While the new Chemours legal team is much smaller than the legacy DuPont team that many of them were used to working for, Shelton describes the defining characteristic of the Chemours legal team as ‘right-sized legal advice.’ Primarily this has meant that the lawyers are less siloed and more generalist, able to turn their hands to a range of issues. But this approach is also something Shelton feels melds well with the aim to become more effective as business partners to the rest of the company.

Taylor adds that this is also a time to reevaluate processes and think about how to make them more efficient. ‘In DuPont we frequently had multiple step approval processes. Now at Chemours, refreshing simplicity is a core value across the company as a whole. Whether we’re tackling a business problem or a legal issue. This all goes back to our fundamental goal of finding ways to bring value to the business.’

Part of the reason this has been possible is the focus on streamlining that has been embraced by the whole business generally. The DuPont Legal Model was innovative and worked well as a model for a huge global company with a similarly large and diverse legal department. But for Shelton and his team it has really been a chance to reinvent and make sure that what they have is really fit for Chemours. Thus far the reinvention around process has encompassed areas such as injecting paralegal oversight and client self-direction in the way confidentiality agreements and trademark licenses are processed.
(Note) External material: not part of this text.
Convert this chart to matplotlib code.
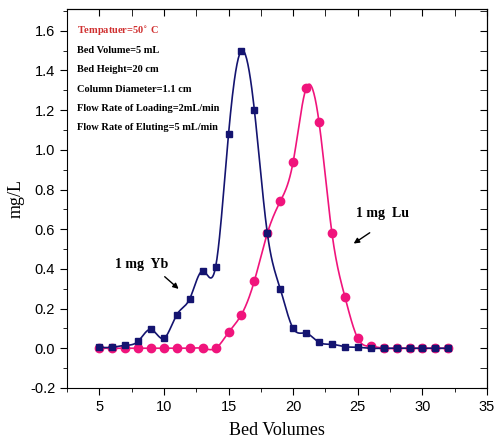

In both these cases working hand in hand with the business has been key in utilizing these new approaches so they are more efficient for everyone involved.

‘We’ve moved the work to where it can be handled most efficiently, empowering people along the way.’ Shelton explains, ‘We gave stretch tasks to people on the team and trained, empowered and entrusted them and it’s working.’ An example of this is the company’s trademark portfolio which is being largely managed on a day to day basis by a paralegal and a legal assistant with guidance from a business attorney.

Another good example Shelton points to is the company’s new code of conduct which was a fundamental building block of the new compliance processes. ‘We took the existing DuPont code of conduct’ Shelton explains, ‘but simplified it and shortened it. The document has gone from 39 pages to 20. We’ve also focused on making it much more positive and designed to help build a culture. Don’ts have become dos and we focus on best practice not just prohibitions.’ Over 50 employees from around the world collaborated to draft and publish the Chemours Code and supporting policies. It is clear and to the point, focuses on what matters and is refreshingly simple. Just like the new legal team.

The value proposition of this approach is built on knowledge sharing, business intimacy and resource optimization. Business intimacy allows legal to give more responsive and proactive answers, with faster uptake. Knowledge sharing ensures all are armed with the lessons of the past to avoid, and the opportunities to gain. Resource optimization means it’s everyone’s job to determine the most efficient way to provide legal services, which includes sometimes admitting that it can be done best by the client or does not have to be done at all.

Where the new streamlined approach really comes to the fore is in managing talent. The size and scope of the DuPont legal department meant that it was diverse and departmentalized with a lot of specialists. The new leaner Chemours legal team has to think quite differently. As Taylor explains: ‘We all have to think more laterally. This has had the effect of broadening opportunities for everyone on the team which is definitely energizing. I am now responsible for a much wider range of areas and this gives me exciting challenges to look forward to as I come to work each day.’

Chemours as a chemical company has inherited a healthy share of litigation challenges. But the culture of reinvention is core here as well, as Shelton explains. ‘We revamped and restructured how we manage a lot of existing asbestos cases and have lowered legal spend on these to about fifty percent off what it was historically.’ There’s likely to be no let up as challenges come from all sides, as Shelton comments; ‘we inherited an activist as well’. The activist investor, Nelson Peltz, tried to force a takeover of DuPont, and by virtue of owning DuPont stock, then received Chemours shares. ‘Our investor base in the first sixty days traded over fifty percent of its total volume, so our owners are constantly shifting.’

While this might seem like a raft of challenges, Shelton feels his team are up to it and have already proved this. ‘We have a really good team, and people are really hard working and dedicated and everyone has a vested interest in making the company a great success. We all have a personal stake in making it successful and if it fails, it’s a failure for us as well.’

What is driving this in Shelton’s eyes is the team oriented nature of his lawyers, ‘Having a team orientated mindset is what will make us a really great legal department.’

For the lawyers at Chemours though it’s the variety and scope of their new challenge which is energizing the team. As Shelton explains. ‘You are solving problems and you there’s nothing routine about it from one day to the next. Typically only about ten percent of any solution is purely legal knowledge. The rest of it is your experience and judgment, and that is what adds value to the business. It’s about knowing the legal boundaries but also really knowing the business.’

In speaking to Shelton and Taylor, we are reminded more of lawyers in start-ups than a publicly traded company, which is part of America’s corporate tradition. But this may be they key to the team’s success as Shelton summarizes it, ‘We’re a 200 year old start up. We get to create the culture – which is a cool place to be.’